= Mount Huaguo (Jiangsu) =

Mountain in Jiangsu, China

Mount Huaguo (花果山 (Huāguǒ Shān)) is a mountain located in Haizhou District, Lianyungang, Jiangsu, China. It forms a part of the Yuntai Mountains (云台山). The site is best known for being an inspiration for a synonymous legendary mountain in the novel Journey to the West. Its summit, Yunü Peak (玉女峰), is the highest point of Jiangsu province at 625.3 m.

==Location==
Mount Huaguo is located in Haizhou District, 7 kilometers southeast of the center of Lianyungang. It covers an area of 84.3 square kilometers, with 136 peaks. The area is a popular tourist attraction as a result of its appearance in the novel Journey to the West.

==Tourism==
Mount Huaguo is a popular tourist attraction, especially because of the novel Journey to the West. It has over 100 scenic spots and thousands of visitors every year. The mountain has many statues based on its heroes, such as a sculpture of the head of Sun Wukong (the Monkey King), a protagonist of the novel. Near the entrance stand sculptures of the four main characters, along with 109 stone monkeys welcoming visitors as they enter and six stone lions guarding the mountain. Other attractions related to Sun Wukong include the Monkey Stone, Water Curtain Cave, Sanyuan Temple, Yunü Peak, South Gate of Heaven, etc.

===Monkey Stone===
The "Monkey Stone" resembles a monkey from a distance.
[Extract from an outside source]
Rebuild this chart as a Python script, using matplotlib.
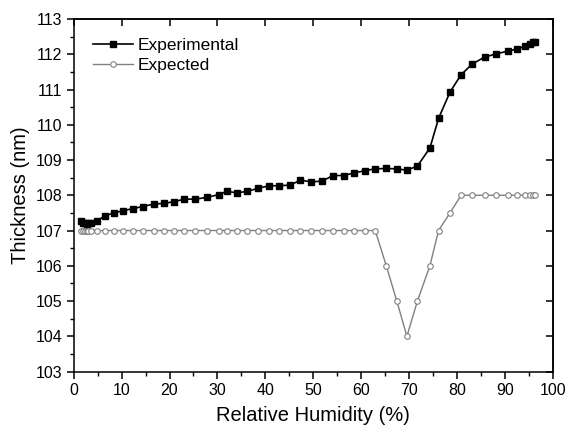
import matplotlib
matplotlib.use("Agg")
import matplotlib.pyplot as plt
from matplotlib.ticker import MultipleLocator

plt.rcParams['font.family'] = ['Liberation Sans', 'DejaVu Sans']

rh = [1.5, 1.9, 2.3, 2.7, 3.1, 3.6, 4.9, 6.6, 8.4, 10.3, 12.3, 14.4, 16.7, 18.9,
      21.0, 23.1, 25.4, 27.8, 30.3, 31.9, 34.1, 36.2, 38.5, 40.8, 42.9, 45.2,
      47.3, 49.5, 51.8, 54.1, 56.3, 58.4, 60.8, 62.9, 65.2, 67.4, 69.5, 71.7,
      74.3, 76.1, 78.5, 80.8, 83.1, 85.7, 88.1, 90.6, 92.5, 94.2, 95.1, 95.8, 96.3]

experimental = [107.28, 107.22, 107.2, 107.18, 107.2, 107.22, 107.28, 107.42, 107.5,
                107.56, 107.62, 107.68, 107.75, 107.77, 107.82, 107.89, 107.89,
                107.94, 108.02, 108.11, 108.07, 108.11, 108.2, 108.27, 108.27,
                108.29, 108.43, 108.38, 108.4, 108.56, 108.56, 108.63, 108.7,
                108.75, 108.76, 108.75, 108.71, 108.83, 109.34, 110.18, 110.93,
                111.42, 111.72, 111.92, 112.01, 112.09, 112.15, 112.23, 112.3,
                112.34, 112.36]

expected = [107.0] * 34 + [106.0, 105.0, 104.0, 105.0, 106.0, 107.0, 107.5,
                           108.0, 108.0, 108.0, 108.0, 108.0, 108.0, 108.0,
                           108.0, 108.0, 108.0]

xticks = list(range(0, 101, 10))
yticks = list(range(103, 114))

fig = plt.figure(figsize=(5.75, 4.32), dpi=100)
ax = fig.add_axes([0.128, 0.140, 0.834, 0.816])

ax.plot(rh, expected, color='#808080', lw=1.0, marker='o', ms=4,
        mfc='white', mec='#808080', mew=0.8, label='Expected', zorder=2)
ax.plot(rh, experimental, color='black', lw=1.2, marker='s', ms=4.5,
        mfc='black', mec='black', label='Experimental', zorder=3)

ax.set_xlim(0, 100)
ax.set_ylim(103, 113)
ax.set_xticks(xticks)
ax.set_yticks(yticks)
ax.xaxis.set_minor_locator(MultipleLocator(5))
ax.yaxis.set_minor_locator(MultipleLocator(0.5))
ax.tick_params(which='major', direction='out', length=5, width=1.1,
               labelsize=11.5, top=False, right=False, pad=3)
ax.tick_params(which='minor', direction='out', length=3, width=1.0,
               top=False, right=False)

# top & right inward major ticks
sec_x = ax.secondary_xaxis('top')
sec_x.set_xticks(xticks)
sec_x.tick_params(direction='in', length=5, width=1.1, labeltop=False)
sec_y = ax.secondary_yaxis('right')
sec_y.set_yticks(yticks)
sec_y.tick_params(direction='in', length=5, width=1.1, labelright=False)
for s in list(ax.spines.values()) + [sec_x.spines['top'], sec_y.spines['right']]:
    s.set_linewidth(1.1)

ax.set_xlabel('Relative Humidity (%)', fontsize=14.5, labelpad=6)
ax.set_ylabel('Thickness (nm)', fontsize=14.5, labelpad=4)

handles, labels = ax.get_legend_handles_labels()
ax.legend(handles[::-1], labels[::-1], loc='upper left',
          bbox_to_anchor=(0.040, 0.946), borderaxespad=0, borderpad=0,
          frameon=False, fontsize=12.5, handlelength=2.3, handletextpad=0.3,
          labelspacing=0.25, numpoints=1)

fig.savefig('out.png', dpi=100)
Because of this, people relate the stone with the Sun Wukong (the Monkey King), who rules and protects his home as a protector deity of the mountain.

===Water Curtain Cave===
Water Curtain Cave, or Shuilian Cave (水簾洞 (水帘洞, Shuǐlián Dòng, Shui^{3}lien^{2}tung^{4})), is a natural waterfall over a cave formed by a ground fissure. There are ancient carvings in front of the cave, with letters written by emperors from different dynasties. For example, "印心石屋" was written by the Daoguang Emperor during the Qing dynasty. Inside, there are tunnels leading to a platform. A small spring inside, called Lingquan Spring, is always full of water, even when in times of drought. It is said that the spring can lead visitors to the Dragon King's Palace.

===Sanyuan Temple===
Sanyuan Temple is the biggest building in Mount Huaguo, and one of the most ancient. It was initially built during the Tang dynasty. It contains three statues that represent the three gods of Heaven, Earth, and Water.